Zandi argues that the slowdown coincides closely with the rollout of the administration’s so-called Liberation Day tariffs in April. Since then, he says, job growth has flatlined, and forthcoming revisions to the data may show that employment has actually declined.

“The timing is hard to ignore,” Zandi wrote in a recent post, pointing to the direct impact of higher trade barriers on industries that depend heavily on global supply chains, as well as the indirect effect of uncertainty on corporate hiring decisions.

Trade-Exposed Industries Feel the Strain

Manufacturing has borne the brunt of the adjustment. The sector has lost an estimated 70,000 jobs since April, reflecting reduced export competitiveness and higher input costs. Mining, logging, transportation, and warehousing have also shed tens of thousands of positions as trade volumes slowed.

Without steady hiring in health care and social services, two sectors largely insulated from trade policy, overall employment would have declined outright in 2025. Their gains have masked broader weakness across much of the private economy.

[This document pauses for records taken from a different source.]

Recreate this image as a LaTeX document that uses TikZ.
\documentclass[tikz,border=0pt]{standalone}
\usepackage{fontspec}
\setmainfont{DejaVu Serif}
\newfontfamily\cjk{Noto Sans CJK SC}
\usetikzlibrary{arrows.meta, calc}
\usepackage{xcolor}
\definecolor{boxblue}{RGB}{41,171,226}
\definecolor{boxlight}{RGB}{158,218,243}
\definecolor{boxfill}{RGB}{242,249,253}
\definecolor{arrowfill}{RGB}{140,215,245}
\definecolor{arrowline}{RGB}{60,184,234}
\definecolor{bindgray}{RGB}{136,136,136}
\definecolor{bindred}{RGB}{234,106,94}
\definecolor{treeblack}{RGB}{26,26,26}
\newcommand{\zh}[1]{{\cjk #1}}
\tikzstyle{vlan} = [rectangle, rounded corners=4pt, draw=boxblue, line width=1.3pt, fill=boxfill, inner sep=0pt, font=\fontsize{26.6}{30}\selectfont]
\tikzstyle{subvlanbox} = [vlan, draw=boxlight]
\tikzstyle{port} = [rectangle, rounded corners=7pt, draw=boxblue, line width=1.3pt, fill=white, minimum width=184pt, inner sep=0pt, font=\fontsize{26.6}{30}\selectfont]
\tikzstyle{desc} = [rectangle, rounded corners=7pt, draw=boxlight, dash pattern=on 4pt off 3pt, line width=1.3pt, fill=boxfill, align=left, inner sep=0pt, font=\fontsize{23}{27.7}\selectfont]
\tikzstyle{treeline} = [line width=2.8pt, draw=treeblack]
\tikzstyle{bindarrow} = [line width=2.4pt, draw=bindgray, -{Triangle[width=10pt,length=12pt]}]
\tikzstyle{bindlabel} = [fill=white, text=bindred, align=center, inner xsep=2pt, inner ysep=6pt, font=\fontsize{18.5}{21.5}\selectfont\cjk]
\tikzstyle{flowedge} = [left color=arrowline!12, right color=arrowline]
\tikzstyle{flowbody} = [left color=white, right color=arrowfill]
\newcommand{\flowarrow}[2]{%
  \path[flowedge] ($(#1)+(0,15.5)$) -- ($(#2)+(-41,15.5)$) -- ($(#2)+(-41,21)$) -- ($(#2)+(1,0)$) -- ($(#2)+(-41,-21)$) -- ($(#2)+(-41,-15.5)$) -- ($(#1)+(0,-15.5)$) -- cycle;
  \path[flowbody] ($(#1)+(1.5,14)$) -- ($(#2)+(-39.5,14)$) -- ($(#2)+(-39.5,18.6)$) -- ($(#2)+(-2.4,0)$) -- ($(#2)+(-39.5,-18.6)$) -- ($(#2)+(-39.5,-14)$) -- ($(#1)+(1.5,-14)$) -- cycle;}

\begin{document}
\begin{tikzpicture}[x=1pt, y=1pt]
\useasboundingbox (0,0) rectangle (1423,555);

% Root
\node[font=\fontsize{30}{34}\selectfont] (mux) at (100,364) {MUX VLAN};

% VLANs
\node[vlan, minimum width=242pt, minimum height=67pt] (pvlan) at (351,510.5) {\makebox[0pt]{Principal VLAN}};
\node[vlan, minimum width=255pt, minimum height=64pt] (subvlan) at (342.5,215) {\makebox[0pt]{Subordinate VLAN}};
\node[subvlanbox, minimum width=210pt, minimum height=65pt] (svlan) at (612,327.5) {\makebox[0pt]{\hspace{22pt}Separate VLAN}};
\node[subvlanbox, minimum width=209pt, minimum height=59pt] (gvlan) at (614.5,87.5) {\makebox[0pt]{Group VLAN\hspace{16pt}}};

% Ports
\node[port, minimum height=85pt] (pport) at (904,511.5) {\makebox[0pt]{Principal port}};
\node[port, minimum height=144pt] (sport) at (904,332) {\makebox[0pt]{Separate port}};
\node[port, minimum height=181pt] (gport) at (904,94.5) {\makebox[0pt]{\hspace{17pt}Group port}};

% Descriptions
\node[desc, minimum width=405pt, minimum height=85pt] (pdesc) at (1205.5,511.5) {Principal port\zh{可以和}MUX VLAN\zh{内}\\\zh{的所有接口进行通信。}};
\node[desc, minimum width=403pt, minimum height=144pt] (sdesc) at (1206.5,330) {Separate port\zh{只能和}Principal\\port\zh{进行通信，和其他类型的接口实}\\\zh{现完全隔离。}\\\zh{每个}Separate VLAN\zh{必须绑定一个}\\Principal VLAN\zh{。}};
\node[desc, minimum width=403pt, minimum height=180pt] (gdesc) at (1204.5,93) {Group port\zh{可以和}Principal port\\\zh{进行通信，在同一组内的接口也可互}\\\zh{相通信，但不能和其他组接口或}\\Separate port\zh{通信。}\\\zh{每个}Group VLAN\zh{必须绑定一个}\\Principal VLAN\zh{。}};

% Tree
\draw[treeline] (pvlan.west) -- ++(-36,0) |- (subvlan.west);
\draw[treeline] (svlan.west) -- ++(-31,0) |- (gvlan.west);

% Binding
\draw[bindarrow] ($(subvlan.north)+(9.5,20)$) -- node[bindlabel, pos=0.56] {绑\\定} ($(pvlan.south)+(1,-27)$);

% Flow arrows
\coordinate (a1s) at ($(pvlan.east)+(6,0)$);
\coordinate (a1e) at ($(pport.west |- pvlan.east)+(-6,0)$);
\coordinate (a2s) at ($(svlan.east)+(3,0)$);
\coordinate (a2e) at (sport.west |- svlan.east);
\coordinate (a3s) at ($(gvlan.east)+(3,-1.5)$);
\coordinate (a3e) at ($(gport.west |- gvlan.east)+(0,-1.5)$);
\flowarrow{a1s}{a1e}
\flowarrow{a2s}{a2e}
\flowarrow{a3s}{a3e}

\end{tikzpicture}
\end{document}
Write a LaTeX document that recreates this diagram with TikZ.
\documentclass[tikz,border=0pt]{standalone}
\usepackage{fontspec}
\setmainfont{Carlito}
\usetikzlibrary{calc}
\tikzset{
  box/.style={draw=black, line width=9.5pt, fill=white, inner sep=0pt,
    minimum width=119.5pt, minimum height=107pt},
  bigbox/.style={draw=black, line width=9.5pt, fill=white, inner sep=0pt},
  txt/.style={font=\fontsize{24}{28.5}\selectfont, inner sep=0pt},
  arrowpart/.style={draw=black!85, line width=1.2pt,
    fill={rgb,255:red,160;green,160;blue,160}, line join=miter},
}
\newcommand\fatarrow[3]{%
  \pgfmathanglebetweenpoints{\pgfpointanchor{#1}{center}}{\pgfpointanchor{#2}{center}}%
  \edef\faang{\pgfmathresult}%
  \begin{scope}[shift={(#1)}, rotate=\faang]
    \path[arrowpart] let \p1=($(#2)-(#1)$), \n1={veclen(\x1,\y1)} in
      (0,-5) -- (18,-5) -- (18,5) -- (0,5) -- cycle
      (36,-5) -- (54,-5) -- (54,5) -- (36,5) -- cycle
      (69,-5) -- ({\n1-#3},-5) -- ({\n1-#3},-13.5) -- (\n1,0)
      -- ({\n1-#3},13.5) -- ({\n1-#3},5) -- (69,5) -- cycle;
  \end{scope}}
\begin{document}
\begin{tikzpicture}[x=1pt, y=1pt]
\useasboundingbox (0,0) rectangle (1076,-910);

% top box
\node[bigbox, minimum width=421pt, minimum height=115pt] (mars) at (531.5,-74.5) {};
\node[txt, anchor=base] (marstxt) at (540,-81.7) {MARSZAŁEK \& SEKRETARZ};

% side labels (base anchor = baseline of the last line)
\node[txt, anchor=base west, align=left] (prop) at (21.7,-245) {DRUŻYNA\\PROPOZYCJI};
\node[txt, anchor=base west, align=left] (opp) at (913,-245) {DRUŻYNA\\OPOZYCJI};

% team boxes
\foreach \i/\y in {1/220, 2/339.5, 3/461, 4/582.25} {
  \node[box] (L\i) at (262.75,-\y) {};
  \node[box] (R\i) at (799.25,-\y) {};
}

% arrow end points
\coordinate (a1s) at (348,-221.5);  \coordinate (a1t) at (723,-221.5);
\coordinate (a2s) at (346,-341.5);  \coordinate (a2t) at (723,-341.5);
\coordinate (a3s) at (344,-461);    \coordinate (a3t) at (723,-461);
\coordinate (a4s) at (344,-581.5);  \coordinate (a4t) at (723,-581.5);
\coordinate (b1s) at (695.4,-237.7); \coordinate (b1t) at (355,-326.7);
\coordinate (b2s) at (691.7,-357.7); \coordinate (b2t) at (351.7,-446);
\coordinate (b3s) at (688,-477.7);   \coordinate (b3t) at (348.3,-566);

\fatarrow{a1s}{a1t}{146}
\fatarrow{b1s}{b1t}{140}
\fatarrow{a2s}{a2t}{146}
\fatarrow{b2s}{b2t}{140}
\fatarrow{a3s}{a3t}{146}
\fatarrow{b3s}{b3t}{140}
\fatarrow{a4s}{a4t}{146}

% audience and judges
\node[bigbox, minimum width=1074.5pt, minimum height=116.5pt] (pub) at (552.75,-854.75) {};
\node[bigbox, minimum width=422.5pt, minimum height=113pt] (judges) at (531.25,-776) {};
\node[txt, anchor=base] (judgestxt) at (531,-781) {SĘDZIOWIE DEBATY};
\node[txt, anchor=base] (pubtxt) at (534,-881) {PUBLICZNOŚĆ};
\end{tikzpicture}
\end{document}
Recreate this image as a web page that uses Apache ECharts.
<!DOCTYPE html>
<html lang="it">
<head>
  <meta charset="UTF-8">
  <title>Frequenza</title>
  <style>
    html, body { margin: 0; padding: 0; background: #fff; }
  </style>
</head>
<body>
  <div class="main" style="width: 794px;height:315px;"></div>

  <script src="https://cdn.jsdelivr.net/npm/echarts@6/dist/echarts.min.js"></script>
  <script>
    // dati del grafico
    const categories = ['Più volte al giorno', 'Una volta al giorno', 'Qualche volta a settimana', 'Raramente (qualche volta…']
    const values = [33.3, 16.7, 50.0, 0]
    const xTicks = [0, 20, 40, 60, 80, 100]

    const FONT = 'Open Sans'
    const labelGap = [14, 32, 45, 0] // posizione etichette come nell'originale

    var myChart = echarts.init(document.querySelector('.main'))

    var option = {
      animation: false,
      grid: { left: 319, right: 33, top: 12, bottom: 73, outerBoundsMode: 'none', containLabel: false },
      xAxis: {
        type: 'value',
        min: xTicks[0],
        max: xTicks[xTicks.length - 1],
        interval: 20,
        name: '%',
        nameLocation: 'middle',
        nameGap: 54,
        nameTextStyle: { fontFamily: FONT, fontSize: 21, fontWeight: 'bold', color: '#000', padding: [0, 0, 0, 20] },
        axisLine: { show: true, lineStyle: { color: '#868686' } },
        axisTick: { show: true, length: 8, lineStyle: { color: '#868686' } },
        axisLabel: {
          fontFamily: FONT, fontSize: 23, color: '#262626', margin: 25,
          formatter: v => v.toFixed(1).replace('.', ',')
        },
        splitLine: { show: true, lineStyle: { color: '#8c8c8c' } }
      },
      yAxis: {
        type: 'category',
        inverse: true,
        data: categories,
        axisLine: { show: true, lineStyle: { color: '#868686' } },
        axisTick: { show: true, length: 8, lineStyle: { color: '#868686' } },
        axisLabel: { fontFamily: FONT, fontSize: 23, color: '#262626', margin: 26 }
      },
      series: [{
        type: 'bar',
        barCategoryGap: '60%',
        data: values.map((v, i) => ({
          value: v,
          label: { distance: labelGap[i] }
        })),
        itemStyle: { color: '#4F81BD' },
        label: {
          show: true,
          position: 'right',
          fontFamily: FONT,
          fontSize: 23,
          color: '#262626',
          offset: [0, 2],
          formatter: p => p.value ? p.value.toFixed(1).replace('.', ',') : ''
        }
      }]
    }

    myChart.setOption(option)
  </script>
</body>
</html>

Zandi acknowledged that tariffs are not the sole factor weighing on hiring. Restrictive immigration policies, cuts associated with the Department of Government Efficiency, and the accelerating adoption of artificial intelligence have also reshaped labor demand. Still, he said the global trade war’s “fingerprints are all over” the current jobs picture.

Why the Supreme Court Matters

At the center of the debate is the administration’s use of emergency powers to impose broad tariffs without congressional approval. The Supreme Court of the United States is expected to rule soon on whether those actions exceeded presidential authority under existing law.

A decision against the administration would not dismantle the entire tariff regime. Some levies are based on separate statutes and would remain in place. Even so, Zandi believes that striking down the reciprocal tariffs imposed under emergency powers would deliver a meaningful confidence boost to businesses and investors.

In his view, removing that layer of uncertainty could prompt firms to restart delayed hiring plans, particularly in manufacturing and logistics. “The fastest way to boost the job market would be for the reciprocal tariffs to become a thing of the past,” he said.

Limits and Political Realities

Administration officials have signaled that alternative legal pathways exist to impose new tariffs if the court rules against them. Those options, however, would typically require longer timelines and may offer only temporary authority to tax imports.

There is also a political dimension. As affordability concerns have moved to the forefront for lawmakers, the White House has already eased or delayed tariffs on certain consumer staples, including coffee, pasta, and furniture. That shift suggests an awareness of the domestic costs associated with prolonged trade restrictions.

Even if the Supreme Court narrows presidential tariff powers, the broader debate over trade policy is unlikely to end. For now, economists and markets alike are watching closely, with the labor market hanging in the balance.